When the orangutan finally wakes and starts feeding, the observation team is on.
“We record everything she does. Everything she eats. What she excretes. We take samples for nutritional analysis, chemical analysis, then translate those very detailed observations into the nutritional geometry models that we have created to give shape to the information.”
Nutritional geometry was created by Raubenheimer and Simpson as a graphical tool to represent complex nutritional information and allow the outcomes of changes to be predicted.
So, if these two nutritional thought leaders agree that the answer isn’t low fat, low sugar, low carb, keto or paleo, what is it? Again, we return to the word ‘ecology’ and the ecology of the Western diet.
The natural food ecology of an orangutan presents it with fruit, young leaves and sometimes insects. The food ecology of many humans presents us with highly refined, high sugar, high fat foods – all of which dilute the protein in our diets.
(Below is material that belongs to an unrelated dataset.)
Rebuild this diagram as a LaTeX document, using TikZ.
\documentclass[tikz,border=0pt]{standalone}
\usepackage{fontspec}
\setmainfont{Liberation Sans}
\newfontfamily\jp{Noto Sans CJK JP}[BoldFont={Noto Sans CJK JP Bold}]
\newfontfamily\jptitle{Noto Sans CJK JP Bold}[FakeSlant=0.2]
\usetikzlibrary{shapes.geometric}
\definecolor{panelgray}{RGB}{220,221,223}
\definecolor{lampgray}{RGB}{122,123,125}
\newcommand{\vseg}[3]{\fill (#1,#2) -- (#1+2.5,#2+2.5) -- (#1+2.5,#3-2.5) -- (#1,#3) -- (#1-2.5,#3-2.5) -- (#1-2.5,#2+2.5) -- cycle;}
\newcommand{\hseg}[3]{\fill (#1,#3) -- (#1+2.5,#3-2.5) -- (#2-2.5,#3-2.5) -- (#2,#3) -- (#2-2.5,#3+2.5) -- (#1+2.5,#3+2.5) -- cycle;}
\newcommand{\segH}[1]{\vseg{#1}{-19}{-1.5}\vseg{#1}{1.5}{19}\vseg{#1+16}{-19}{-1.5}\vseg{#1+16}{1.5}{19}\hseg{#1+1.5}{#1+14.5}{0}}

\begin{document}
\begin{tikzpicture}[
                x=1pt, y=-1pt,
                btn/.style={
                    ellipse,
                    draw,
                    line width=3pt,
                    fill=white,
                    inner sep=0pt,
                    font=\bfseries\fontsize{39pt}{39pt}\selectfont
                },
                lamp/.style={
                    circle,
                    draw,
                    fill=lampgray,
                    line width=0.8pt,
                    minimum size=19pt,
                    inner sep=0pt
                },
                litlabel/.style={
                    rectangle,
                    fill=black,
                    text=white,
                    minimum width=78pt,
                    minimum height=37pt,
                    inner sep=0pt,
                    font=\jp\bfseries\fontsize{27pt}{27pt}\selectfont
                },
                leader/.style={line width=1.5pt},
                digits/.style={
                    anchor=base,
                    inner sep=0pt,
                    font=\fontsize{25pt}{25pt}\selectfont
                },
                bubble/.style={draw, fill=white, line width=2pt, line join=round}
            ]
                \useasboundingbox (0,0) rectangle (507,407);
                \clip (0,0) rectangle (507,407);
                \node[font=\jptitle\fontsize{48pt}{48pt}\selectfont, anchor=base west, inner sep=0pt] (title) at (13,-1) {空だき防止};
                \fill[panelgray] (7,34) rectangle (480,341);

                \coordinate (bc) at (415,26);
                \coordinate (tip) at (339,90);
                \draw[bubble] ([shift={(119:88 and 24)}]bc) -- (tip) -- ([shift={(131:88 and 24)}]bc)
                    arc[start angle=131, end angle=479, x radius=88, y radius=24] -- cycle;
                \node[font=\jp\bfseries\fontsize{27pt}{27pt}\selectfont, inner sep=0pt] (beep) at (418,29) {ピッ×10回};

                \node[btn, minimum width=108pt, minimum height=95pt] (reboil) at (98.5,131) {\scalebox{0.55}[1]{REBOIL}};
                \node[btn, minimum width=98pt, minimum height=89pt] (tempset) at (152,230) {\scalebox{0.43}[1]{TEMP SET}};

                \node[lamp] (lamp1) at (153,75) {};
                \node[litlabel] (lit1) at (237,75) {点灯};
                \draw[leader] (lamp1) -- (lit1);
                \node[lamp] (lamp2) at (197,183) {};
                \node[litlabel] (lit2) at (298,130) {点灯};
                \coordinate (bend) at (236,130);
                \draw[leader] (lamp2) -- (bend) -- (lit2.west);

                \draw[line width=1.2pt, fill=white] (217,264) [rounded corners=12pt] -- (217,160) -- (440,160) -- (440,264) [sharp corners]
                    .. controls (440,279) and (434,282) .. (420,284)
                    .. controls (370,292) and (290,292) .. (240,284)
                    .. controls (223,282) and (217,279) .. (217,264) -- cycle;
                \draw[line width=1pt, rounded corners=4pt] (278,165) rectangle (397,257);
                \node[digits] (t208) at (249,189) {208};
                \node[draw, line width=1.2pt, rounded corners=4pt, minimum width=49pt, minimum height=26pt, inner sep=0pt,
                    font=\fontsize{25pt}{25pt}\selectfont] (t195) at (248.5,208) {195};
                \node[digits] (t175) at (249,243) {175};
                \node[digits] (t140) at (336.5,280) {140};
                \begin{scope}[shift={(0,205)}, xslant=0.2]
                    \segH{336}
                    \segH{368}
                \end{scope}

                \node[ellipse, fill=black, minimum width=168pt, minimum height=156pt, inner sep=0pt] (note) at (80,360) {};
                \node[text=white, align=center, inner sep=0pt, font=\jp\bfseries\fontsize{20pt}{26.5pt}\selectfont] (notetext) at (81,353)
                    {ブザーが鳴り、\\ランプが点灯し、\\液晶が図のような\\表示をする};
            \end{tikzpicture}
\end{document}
That leads to over-consumption and the all too familiar diseases of the Western diet.
“This isn’t really about individuals gaining or losing weight,” says Raubenheimer who is establishing the Centre of Excellence for Food System Transformation to solve problems of the Western diet through ecological methods.
“Governments should use tools like taxation, subsidies, labelling laws and health education; industry should prioritise the production of affordable, healthy foods; and consumers should use their purchasing decisions to push government and industry into making healthy eating easier.”